Weitere mit dem Hof verbundene Verpflichtungen, etwa die Zahlungen und Abgaben bei der Hofübergabe („Auffahrt“) und im Todesfall („Sterbfall“), wurden ebenfalls aufgehoben. Da sie aber nicht mit der persönlichen Freiheit, sondern mit dem Grundbesitz verbunden waren, mussten sie ebenfalls gegen eine Geldzahlung beim Grundherrn abgelöst werden.

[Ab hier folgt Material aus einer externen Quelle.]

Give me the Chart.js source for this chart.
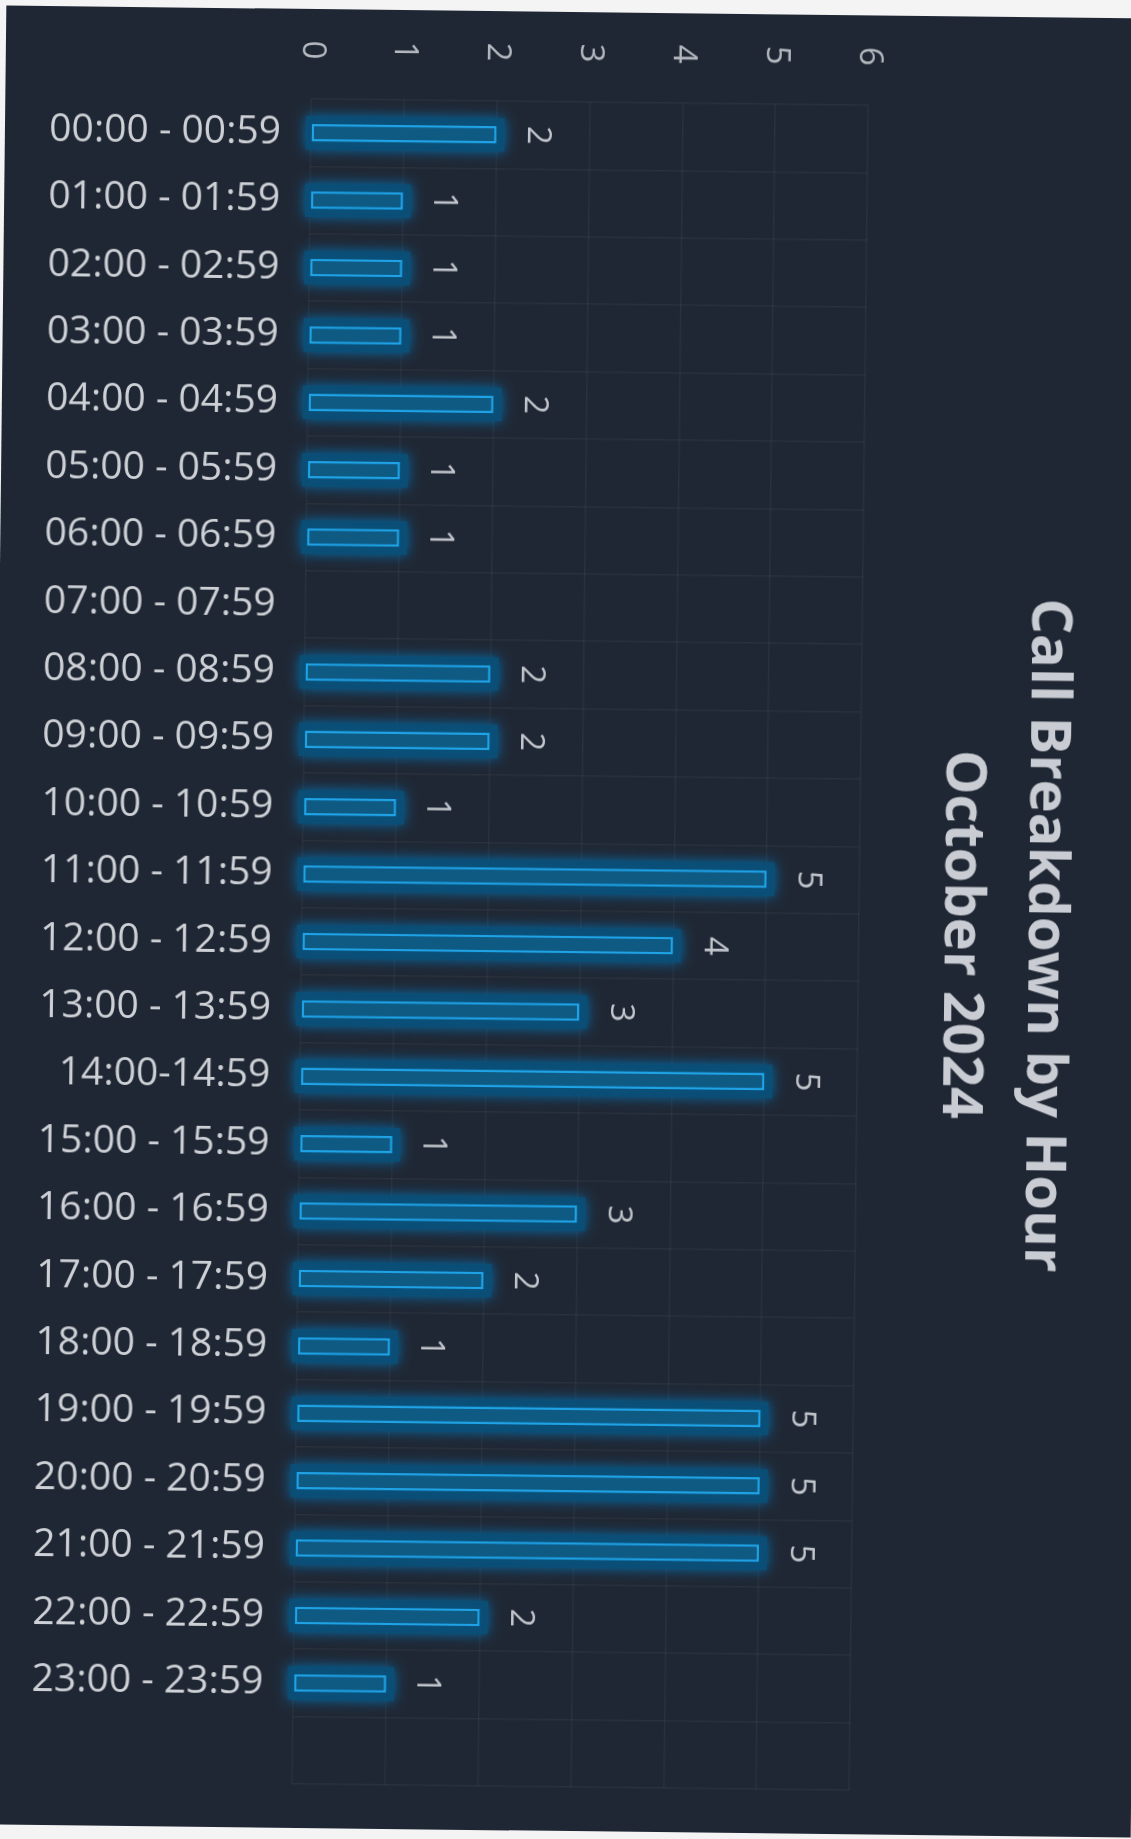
<!DOCTYPE html>
<html>
<head>
<meta charset="utf-8">
<title>Call Breakdown by Hour</title>
<script src="https://cdn.jsdelivr.net/npm/chart.js@4"></script>
<style>
    html, body { margin: 0; padding: 0; background: #f4f4f4; overflow: hidden; }
    body { width: 1131px; height: 1839px; position: relative; }
    #sheet {
        position: absolute;
        left: -4px;
        top: 12px;
        width: 1145px;
        height: 1819px;
        background: #1f2734;
        transform: rotate(0.65deg);
    }
    #callChart { display: block; }
</style>
</head>
<body>
<div id="sheet">
    <canvas id="callChart" width="1145" height="1819"></canvas>
</div>
<script>
// hourly call counts, blank slot at the end keeps the empty last grid row
const hourRanges = [
    '00:00 - 00:59', '01:00 - 01:59', '02:00 - 02:59', '03:00 - 03:59',
    '04:00 - 04:59', '05:00 - 05:59', '06:00 - 06:59', '07:00 - 07:59',
    '08:00 - 08:59', '09:00 - 09:59', '10:00 - 10:59', '11:00 - 11:59',
    '12:00 - 12:59', '13:00 - 13:59', '14:00-14:59', '15:00 - 15:59',
    '16:00 - 16:59', '17:00 - 17:59', '18:00 - 18:59', '19:00 - 19:59',
    '20:00 - 20:59', '21:00 - 21:59', '22:00 - 22:59', '23:00 - 23:59', ''
];
const callCounts = [2, 1, 1, 1, 2, 1, 1, null, 2, 2, 1, 5, 4, 3, 5, 1, 3, 2, 1, 5, 5, 5, 2, 1, null];
const countTicks = [0, 1, 2, 3, 4, 5, 6];
const titleLines = ['Call Breakdown by Hour', 'October 2024'];

const FONT = "'Open Sans', 'DejaVu Sans', sans-serif";

// soft blue halo behind each bar
const barGlow = {
    id: 'barGlow',
    beforeDatasetsDraw(chart) {
        const ctx = chart.ctx;
        const meta = chart.getDatasetMeta(0);
        ctx.save();
        ctx.shadowColor = 'rgba(0, 120, 190, 0.9)';
        ctx.shadowBlur = 13;
        ctx.fillStyle = 'rgba(10, 78, 118, 0.95)';
        meta.data.forEach((bar, i) => {
            if (callCounts[i] == null) return;
            const p = bar.getProps(['x', 'y', 'base', 'height'], true);
            ctx.fillRect(p.base - 6, p.y - p.height / 2 - 8, p.x - p.base + 14, p.height + 16);
        });
        ctx.restore();
    }
};

// rotated count ticks along the top, rotated value labels, rotated title
const sideText = {
    id: 'sideText',
    afterDraw(chart) {
        const ctx = chart.ctx;
        const xScale = chart.scales.x;
        const meta = chart.getDatasetMeta(0);

        const rotText = (text, x, y, font, color) => {
            ctx.save();
            ctx.translate(x, y);
            ctx.rotate(Math.PI / 2);
            ctx.font = font;
            ctx.fillStyle = color;
            ctx.textAlign = 'center';
            ctx.textBaseline = 'middle';
            ctx.fillText(text, 0, 0);
            ctx.restore();
        };

        countTicks.forEach(v => {
            rotText(String(v), xScale.getPixelForValue(v), 41, '33px ' + FONT, '#b4b8bf');
        });

        meta.data.forEach((bar, i) => {
            const v = callCounts[i];
            if (v == null) return;
            rotText(String(v), bar.x + 41, bar.y, '33px ' + FONT, '#c2c6cc');
        });

        const midY = 918;
        rotText(titleLines[0], 1049, midY, 'bold 56px ' + FONT, '#c9ccd2');
        rotText(titleLines[1], 965, midY, 'bold 56px ' + FONT, '#c9ccd2');
    }
};

const chart = new Chart(document.getElementById('callChart').getContext('2d'), {
    type: 'bar',
    data: {
        labels: hourRanges,
        datasets: [{
            label: 'Calls',
            data: callCounts,
            backgroundColor: '#0f5a82',
            borderColor: '#1fa3e6',
            borderWidth: 2.5,
            borderSkipped: false,
            categoryPercentage: 1,
            barPercentage: 0.26
        }]
    },
    options: {
        indexAxis: 'y',
        responsive: false,
        animation: false,
        layout: {
            padding: { top: 0, right: 282, bottom: 44, left: 0 }
        },
        plugins: {
            legend: { display: false },
            tooltip: { enabled: false }
        },
        scales: {
            x: {
                position: 'top',
                min: 0,
                max: 6,
                ticks: { display: false, stepSize: 1 },
                grid: {
                    color: 'rgba(255, 255, 255, 0.045)',
                    lineWidth: 1.5,
                    drawTicks: false
                },
                border: { display: false },
                afterFit(scale) { scale.height = 90; }
            },
            y: {
                ticks: {
                    color: '#cdd0d5',
                    font: { family: FONT, size: 39 },
                    padding: 30,
                    autoSkip: false
                },
                grid: {
                    color: 'rgba(255, 255, 255, 0.045)',
                    lineWidth: 1.5,
                    drawTicks: false
                },
                border: { display: false },
                afterFit(scale) {
                    scale.width = 306;
                    // labels sit inside their rows, no extra room needed above/below
                    scale.paddingTop = 0;
                    scale.paddingBottom = 0;
                }
            }
        }
    },
    plugins: [barGlow, sideText]
});
</script>
</body>
</html>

Im Gegenzug wurden die Bauern nun als rechtmäßige Eigentümer ihrer Höfe anerkannt und in die Grundbücher eingetragen. Sie konnten Grundstücke beleihen oder verkaufen und ihren Besitz frei vererben. Dazu gehörte auch die Aufteilung oder Zerstückelung eines Hofes

Für die Bewohner der Bauernhöfe brachte das Gesetzt von 1823 viele neue Rechte
(Hof Beestermöller in Beesten)

Um die Bauernhöfe in ihrem Bestand zu erhalten, wurde 1823 zugleich ein neues Erbrecht für die Bauernhöfe erlassen. Sie durften in ihrem genau festgelegten Kernbestand nicht geschmälert werden, die Teilung oder der parzellenweise Verkauf mussten als Ausnahmefall von der Regierung genehmigt werden. Dies war aus Sicht des Staates wichtig, weil mit den alten Höfen die sogenannten „Reallasten“ verbunden waren. Das waren bestimmte Abgaben an den Staat und an die Kirche, die an der jeweiligen Hofstelle klebten. Wurde ein Hof geteilt, musste die zukünftige Aufbringung dieser Lasten verbindlich geregelt werden.

Es ist daher kein Wunder, dass die Verordnung von 1823 ein umfangreiches Höfe- und Erbrecht aus ingesamt 50 Paragrafen umfasst. Wesentliche Grundzüge der damaligen Verordnung finden sich bis heute im niedersächsischen Höferecht.

Quellen:

Sammlung der Gesetze, Verordnungen und Ausschreibungen für das Königreich Hannover vom Jahre 1823. Hannover 1823. Bibliothek des Emslandmuseums Lingen, Bestand Amtsgericht Lingen, LII 16.

Hans Heinrich Seedorf: Bauernbefreiung und Agrarreformen in Niedersachsen. ‎Niedersächsische Landeszentrale für politische Bildung, Hannover 1989.